The CSO (Central Statistics Office of Ireland) publishes a list of the baby names registered every year with number of births for each. The data goes back to 1967. So we can see which names are most popular every year and how they change over time. This post uses Python, seaborn and matplotlib to visualise the data in various ways. The code for making these plots can be shown underneath each one or the complete code viewed in the Jupyter notebook here. The data file used is also in the repository (girls_names_cso_ireland.csv).

Total births, top 20

This shows names ranked by total number of births since 1970, top 20 only.

import pandas as pd
import pylab as plt
import numpy as np
import seaborn as sns
import matplotlib as mpl
import pylab as plt

totals=girls.groupby('Name').sum()['Number of Births'].sort_values(ascending=False)
plt.title('total births per name, top 20')

Most popular on average may not be that informative since names can come and go. This plot is the top 50 names on average since 1970. The black line at the end of each bar is the variability of the number of births. To see the top names in 2019 see last plot.

X = pd.pivot_table(girls,index='Name',columns='year',values='Number of Births')
Xs = X.reindex(X.std(1).sort_values(ascending=False).index)
Xm = X.reindex(X.mean(1).sort_values(ascending=False).index)

top50 = Xm[:50].index
m = girls[girls.Name.isin(top50)]
fg=sns.catplot(data=m,y='Name',x='Number of Births',kind='bar',order=top,height=8,aspect=.9)
plt.title('top 50 girls names on average since 1970')

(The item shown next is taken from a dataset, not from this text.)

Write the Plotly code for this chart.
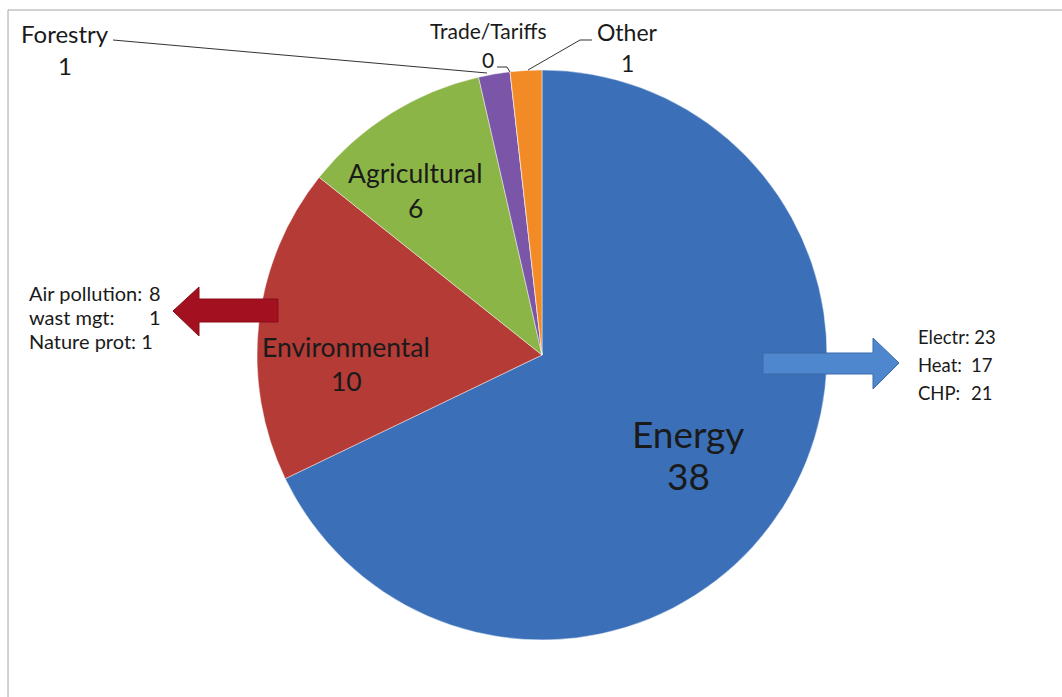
import plotly.graph_objects as go

W, H = 1062, 697

# Policy areas, clockwise from 12 o'clock
categories = ["Energy", "Environmental", "Agricultural", "Forestry", "Trade/Tariffs", "Other"]
counts = [38, 10, 6, 1, 0, 1]
colors = ["#3b70b8", "#b43b36", "#8cb547", "#7a55a8", "#f28a26", "#f28a26"]

# Breakdown of the two largest areas
energy_parts = ["Electr:", "Heat:", "CHP:"]
energy_counts = [23, 17, 21]
env_parts = ["Air pollution:", "wast mgt:", "Nature prot:"]
env_counts = [8, 1, 1]

FONT = "Lato, 'Open Sans', sans-serif"
INK = "#1a1a1a"

# pie geometry in pixels
CX, CY, R = 542, 355, 285


def px(x):
    return x / W


def py(y):
    return 1 - y / H


fig = go.Figure()
fig.add_trace(go.Pie(
    labels=categories,
    values=counts,
    sort=False,
    direction="clockwise",
    rotation=0,
    marker=dict(colors=colors, line=dict(color="rgba(255,255,255,0.45)", width=1)),
    textinfo="none",
    hoverinfo="label+value",
    showlegend=False,
    domain=dict(x=[px(CX - R), px(CX + R)], y=[py(CY + R), py(CY - R)]),
))

annotations = []


def label(x, y, text, size, xanchor="center"):
    annotations.append(dict(
        x=px(x), y=py(y), xref="paper", yref="paper", text=text, showarrow=False,
        font=dict(family=FONT, size=size, color=INK), align="left",
        xanchor=xanchor, yanchor="middle",
    ))


vals = dict(zip(categories, counts))
# slice labels: (name x, name y, value y, font size)
label_pos = {
    "Energy": (688, 433, 475, 37),
    "Environmental": (346, 347, 381, 26.5),
    "Agricultural": (415, 173, 208, 26.5),
    "Forestry": (65, 33, 65, 24),
    "Trade/Tariffs": (488, 30, 59, 21),
    "Other": (627, 32, 63, 23),
}
for name, (x, y1, y2, size) in label_pos.items():
    label(x, y1, name, size)
    label(x, y2, str(vals[name]), size)

# side breakdown tables
env_rows = [293, 317, 341]
for name, v, y in zip(env_parts, env_counts, env_rows):
    if name == "Nature prot:":
        label(27, y, f"{name} {v}", 20, xanchor="left")
    else:
        label(27, y, name, 20, xanchor="left")
        label(163, y, str(v), 20, xanchor="right")

energy_rows = [337, 365, 393]
for name, v, y in zip(energy_parts, energy_counts, energy_rows):
    if name == "Electr:":
        label(916, y, f"{name} {v}", 18.5, xanchor="left")
    else:
        label(916, y, name, 18.5, xanchor="left")
        label(969, y, str(v), 18.5, xanchor="left")

shapes = []


def line(pts, color="#333333", width=1):
    path = "M " + " L ".join(f"{px(x)},{py(y)}" for x, y in pts)
    shapes.append(dict(type="path", path=path, xref="paper", yref="paper",
                       line=dict(color=color, width=width)))


def poly(pts, fill, edge, width=1):
    path = "M " + " L ".join(f"{px(x)},{py(y)}" for x, y in pts) + " Z"
    shapes.append(dict(type="path", path=path, xref="paper", yref="paper",
                       fillcolor=fill, line=dict(color=edge, width=width)))


# frame
shapes.append(dict(type="rect", xref="paper", yref="paper",
                   x0=px(8), x1=px(1075), y0=py(710), y1=py(10),
                   line=dict(color="#a6a6a6", width=1), fillcolor="rgba(0,0,0,0)", layer="below"))

# leader lines
line([(113, 40), (487, 73)])
line([(497, 67), (507, 67), (510, 72)])
line([(592, 40), (580, 40), (528, 70)])

# block arrows
poly([(763, 353), (873, 353), (873, 338), (899, 363), (873, 389), (873, 374), (763, 374)],
     "#4f87cf", "#3b6aa8")
poly([(278, 299), (199, 299), (199, 287), (173, 311), (199, 336), (199, 322), (278, 322)],
     "#a3101f", "#8a0c18")

fig.update_layout(
    width=W, height=H,
    margin=dict(l=0, r=0, t=0, b=0),
    paper_bgcolor="white", plot_bgcolor="white",
    annotations=annotations, shapes=shapes,
)

fig.write_html("out.html")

Names go in and out of fashion

It’s an obvious fact that names are subject to trends. For example we can extract the most variable names over the period by finding the standard deviation and plotting just those. One way to represent this is in a heatmap with colors representing values. Below, the bright colors are the peak values. You can see how they fade from dark to bright as the years change. The data was normalised before plotting so the values range between 0 and 1. This makes the variation in the less popular names easier to see.

xnorm = (Xs-Xs.min())/(Xs.max()-Xs.min())
plt.title('most variable names since 1970')

Decline of Mary, Catherine and Fiona

The above trends can be shown in another way with line plots. It shows more clearly how very popular names from the 1960s have declined almost completely. I suspect Mary will make a comeback though.

top = Xm[:20].index
m = girls[girls.Name.isin(top)]
fg=sns.relplot(data=m,x='year',y='Number of Births',col='Name',col_wrap=4,
               kind='line',height=5,aspect=1.7,lw=5,facet_kws={'sharey': False})
fg.set_titles(row_template = '{row_name}', col_template = '{col_name}')

Changes over the years

We can also plot the top 10 names in selected years in each decade which is quite revealing of the trends.

for y in [1970,1980,1990,1995,2000,2010,2015,2019]:
    x = girls[girls.year==y]
    x = x[:10]
    x.plot(x='Name',y='Number of Births',kind='barh',legend=False,ax=ax,xlabel='')
fig.suptitle('top 10 names each decade')

Names cluster together

Finally, we can cluster the names and see how the same kinds of names trend together at different times.

xnorm = (Xm-Xm.min())/(Xm.max()-Xm.min())
xnorm =xnorm.fillna(0)

There are lots of other tidbits of information to be gleaned here. It would be possible to work out the average age of people now with a given name. Or perhaps there is a correlation between frequency of some names and the popular TV shows of the time?